### EXERCISE TASK
Repeat the material verbatim. Images are excluded from the copy.
+++++
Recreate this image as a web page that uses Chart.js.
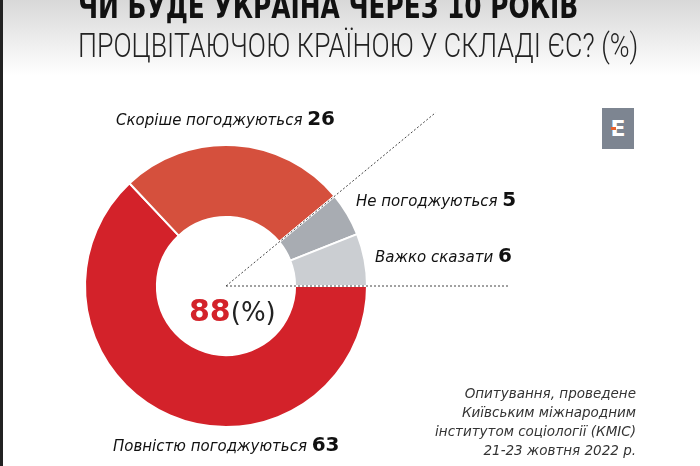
<!DOCTYPE html>
<html>
<head>
<meta charset="utf-8">
<script src="https://cdn.jsdelivr.net/npm/chart.js@4"></script>
<style>
  html, body { margin: 0; padding: 0; }
  body { width: 700px; height: 466px; position: relative; overflow: hidden; background: #fff; font-family: "DejaVu Sans Condensed", "DejaVu Sans", sans-serif; }
  #topband { position: absolute; left: 0; top: 0; width: 700px; height: 75px; background: linear-gradient(#d8d8d8, #ffffff); }
  #edge { position: absolute; left: 0; top: 0; width: 3px; height: 466px; background: #222; }
  canvas { position: absolute; left: 0; top: 0; }
  .t { position: absolute; white-space: nowrap; }
  #title1 { left: 78px; top: -14px; font-size: 34px; font-weight: bold; color: #111; transform-origin: 0 0; }
  #title2 { left: 78px; top: 25px; font-family: Roboto, "Open Sans", sans-serif; font-size: 34px; font-weight: 300; color: #222; transform-origin: 0 0; }
  .lbl { font-family: "DejaVu Sans", sans-serif; font-style: italic; font-size: 15px; color: #111; }
  .lbl b { font-style: normal; font-size: 20px; font-weight: bold; }
  #center { left: 189px; top: 293px; font-family: "DejaVu Sans", sans-serif; font-size: 26px; color: #222; }
  #center b { color: #d3222a; font-size: 30px; }
  #note { right: 64px; top: 384px; text-align: right; font-family: "DejaVu Sans", sans-serif; font-style: italic; font-size: 13.5px; line-height: 19px; color: #333; }
  #logo { position: absolute; left: 602px; top: 108px; width: 32px; height: 41px; background: #7d8591; color: #fff; font: bold 22px "DejaVu Sans", sans-serif; text-align: center; line-height: 41px; }
  #logo i { position: absolute; left: 9px; top: 19px; width: 5px; height: 3px; background: #e8622c; }
</style>
</head>
<body>
<div id="topband"></div>
<div id="edge"></div>
<canvas id="donutChart" width="700" height="466"></canvas>
<div class="t" id="title1">ЧИ БУДЕ УКРАЇНА ЧЕРЕЗ 10 РОКІВ</div>
<div class="t" id="title2">ПРОЦВІТАЮЧОЮ КРАЇНОЮ У СКЛАДІ ЄС? (%)</div>
<div class="t lbl" id="lbl0"></div>
<div class="t lbl" id="lbl1"></div>
<div class="t lbl" id="lbl2"></div>
<div class="t lbl" id="lbl3"></div>
<div class="t" id="center"><b>88</b>(%)</div>
<div class="t" id="note">Опитування, проведене<br>Київським міжнародним<br>інститутом соціології (КМІС)<br>21-23 жовтня 2022 р.</div>
<div id="logo">E<i></i></div>
<script>
// дані (порядок за годинниковою стрілкою від 3-ї години)
const categories = ['Повністю погоджуються', 'Скоріше погоджуються', 'Не погоджуються', 'Важко сказати'];
const values = [63, 26, 5, 6];
const sliceColors = ['#d3222a', '#d5503d', '#a8acb2', '#cbced2'];
const labelPos = [
  { left: 113, top: 432 },
  { left: 116, top: 106 },
  { left: 356, top: 187 },
  { left: 375, top: 243 }
];

categories.forEach((name, i) => {
  const el = document.getElementById('lbl' + i);
  el.innerHTML = `${name} <b>${values[i]}</b>`;
  el.style.left = labelPos[i].left + 'px';
  el.style.top = labelPos[i].top + 'px';
});

// стиснути заголовок до потрібної ширини
function fitWidth(id, w) {
  const el = document.getElementById(id);
  el.style.transform = `scaleX(${w / el.offsetWidth})`;
}
fitWidth('title1', 500);
fitWidth('title2', 560);

// пунктирні лінії від центру
const dashLines = {
  id: 'dashLines',
  afterDatasetsDraw(chart) {
    const arcs = chart.getDatasetMeta(0).data;
    const c = chart.ctx;
    const x = arcs[0].x, y = arcs[0].y, r = arcs[0].outerRadius;
    const a = arcs[1].endAngle;
    c.save();
    c.strokeStyle = '#444';
    c.lineWidth = 1;
    c.setLineDash([2, 2]);
    c.beginPath();
    c.moveTo(x, y);
    c.lineTo(x + Math.cos(a) * r * 1.93, y + Math.sin(a) * r * 1.93);
    c.moveTo(x, y);
    c.lineTo(x + r * 2.0, y);
    c.stroke();
    c.restore();
  }
};

new Chart(document.getElementById('donutChart'), {
  type: 'doughnut',
  data: {
    labels: categories,
    datasets: [{
      data: values,
      backgroundColor: sliceColors,
      borderColor: '#ffffff',
      borderWidth: 2
    }]
  },
  options: {
    responsive: false,
    animation: false,
    rotation: 90,
    cutout: '49%',
    layout: { padding: { left: 84, right: 332, top: 144, bottom: 38 } },
    plugins: {
      legend: { display: false },
      tooltip: { enabled: false }
    }
  },
  plugins: [dashLines]
});
</script>
</body>
</html>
+++++
### FULL RESPONSE
Recreate this image as a web page that uses Chart.js.
<!DOCTYPE html>
<html>
<head>
<meta charset="utf-8">
<script src="https://cdn.jsdelivr.net/npm/chart.js@4"></script>
<style>
  html, body { margin: 0; padding: 0; }
  body { width: 700px; height: 466px; position: relative; overflow: hidden; background: #fff; font-family: "DejaVu Sans Condensed", "DejaVu Sans", sans-serif; }
  #topband { position: absolute; left: 0; top: 0; width: 700px; height: 75px; background: linear-gradient(#d8d8d8, #ffffff); }
  #edge { position: absolute; left: 0; top: 0; width: 3px; height: 466px; background: #222; }
  canvas { position: absolute; left: 0; top: 0; }
  .t { position: absolute; white-space: nowrap; }
  #title1 { left: 78px; top: -14px; font-size: 34px; font-weight: bold; color: #111; transform-origin: 0 0; }
  #title2 { left: 78px; top: 25px; font-family: Roboto, "Open Sans", sans-serif; font-size: 34px; font-weight: 300; color: #222; transform-origin: 0 0; }
  .lbl { font-family: "DejaVu Sans", sans-serif; font-style: italic; font-size: 15px; color: #111; }
  .lbl b { font-style: normal; font-size: 20px; font-weight: bold; }
  #center { left: 189px; top: 293px; font-family: "DejaVu Sans", sans-serif; font-size: 26px; color: #222; }
  #center b { color: #d3222a; font-size: 30px; }
  #note { right: 64px; top: 384px; text-align: right; font-family: "DejaVu Sans", sans-serif; font-style: italic; font-size: 13.5px; line-height: 19px; color: #333; }
  #logo { position: absolute; left: 602px; top: 108px; width: 32px; height: 41px; background: #7d8591; color: #fff; font: bold 22px "DejaVu Sans", sans-serif; text-align: center; line-height: 41px; }
  #logo i { position: absolute; left: 9px; top: 19px; width: 5px; height: 3px; background: #e8622c; }
</style>
</head>
<body>
<div id="topband"></div>
<div id="edge"></div>
<canvas id="donutChart" width="700" height="466"></canvas>
<div class="t" id="title1">ЧИ БУДЕ УКРАЇНА ЧЕРЕЗ 10 РОКІВ</div>
<div class="t" id="title2">ПРОЦВІТАЮЧОЮ КРАЇНОЮ У СКЛАДІ ЄС? (%)</div>
<div class="t lbl" id="lbl0"></div>
<div class="t lbl" id="lbl1"></div>
<div class="t lbl" id="lbl2"></div>
<div class="t lbl" id="lbl3"></div>
<div class="t" id="center"><b>88</b>(%)</div>
<div class="t" id="note">Опитування, проведене<br>Київським міжнародним<br>інститутом соціології (КМІС)<br>21-23 жовтня 2022 р.</div>
<div id="logo">E<i></i></div>
<script>
// дані (порядок за годинниковою стрілкою від 3-ї години)
const categories = ['Повністю погоджуються', 'Скоріше погоджуються', 'Не погоджуються', 'Важко сказати'];
const values = [63, 26, 5, 6];
const sliceColors = ['#d3222a', '#d5503d', '#a8acb2', '#cbced2'];
const labelPos = [
  { left: 113, top: 432 },
  { left: 116, top: 106 },
  { left: 356, top: 187 },
  { left: 375, top: 243 }
];

categories.forEach((name, i) => {
  const el = document.getElementById('lbl' + i);
  el.innerHTML = `${name} <b>${values[i]}</b>`;
  el.style.left = labelPos[i].left + 'px';
  el.style.top = labelPos[i].top + 'px';
});

// стиснути заголовок до потрібної ширини
function fitWidth(id, w) {
  const el = document.getElementById(id);
  el.style.transform = `scaleX(${w / el.offsetWidth})`;
}
fitWidth('title1', 500);
fitWidth('title2', 560);

// пунктирні лінії від центру
const dashLines = {
  id: 'dashLines',
  afterDatasetsDraw(chart) {
    const arcs = chart.getDatasetMeta(0).data;
    const c = chart.ctx;
    const x = arcs[0].x, y = arcs[0].y, r = arcs[0].outerRadius;
    const a = arcs[1].endAngle;
    c.save();
    c.strokeStyle = '#444';
    c.lineWidth = 1;
    c.setLineDash([2, 2]);
    c.beginPath();
    c.moveTo(x, y);
    c.lineTo(x + Math.cos(a) * r * 1.93, y + Math.sin(a) * r * 1.93);
    c.moveTo(x, y);
    c.lineTo(x + r * 2.0, y);
    c.stroke();
    c.restore();
  }
};

new Chart(document.getElementById('donutChart'), {
  type: 'doughnut',
  data: {
    labels: categories,
    datasets: [{
      data: values,
      backgroundColor: sliceColors,
      borderColor: '#ffffff',
      borderWidth: 2
    }]
  },
  options: {
    responsive: false,
    animation: false,
    rotation: 90,
    cutout: '49%',
    layout: { padding: { left: 84, right: 332, top: 144, bottom: 38 } },
    plugins: {
      legend: { display: false },
      tooltip: { enabled: false }
    }
  },
  plugins: [dashLines]
});
</script>
</body>
</html>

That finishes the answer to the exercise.